Baca juga: Pemerintah dan DPR Diminta Tak Intervensi KPU Tentukan Jadwal Pencoblosan Pemilu

Neni mengatakan hal tersebut ketika disinggung pertanyaan soal apa yang akan terjadi apabila jadwal pemungutan suara menggunakan usulan pemerintah, 15 Mei 2024.

Ia mengingatkan, dalam persoalan ini, publik membutuhkan hasil akhir yang cepat mengingat sistem Pemilu dan Pilkada 2024 akan diselenggarakan serentak pada tahun yang sama.

Menurut dia, apabila mengikuti usulan pemerintah 15 Mei, jelas akan membuat proses Pemilu semakin dekat dan beririsan dengan jadwal Pilkada yaitu November 2024.

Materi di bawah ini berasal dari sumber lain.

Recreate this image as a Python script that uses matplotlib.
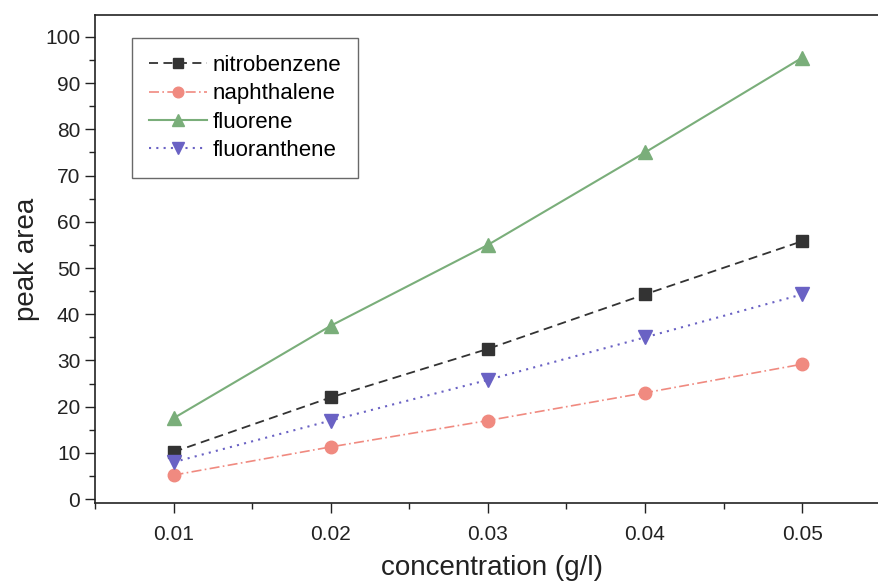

"Ini tentu akan sangat mengganggu sekali pencalonan Pilkada 2024 yang kita justru membutuhkan hasil pemilu yang final dan mengikat," ujarnya.

Dia berpandangan, apabila jadwal pemungutan suara menggunakan usulan KPU yaitu 21 Februari 2024, maka proses hasil Pemilu akan lebih cepat selesai dan alokasi waktu mencukupi dibandingkan pencoblosan dilakukan pada Mei.

"Hasil pemilu yang cepat diketahui, tentu tidak akan mengganggu penyelenggaraan Pilkada 2024 karena waktunya yang mencukupi. Termasuk juga alokasi waktu mempersiapkan presiden putaran kedua jika memang ini terjadi," jelasnya.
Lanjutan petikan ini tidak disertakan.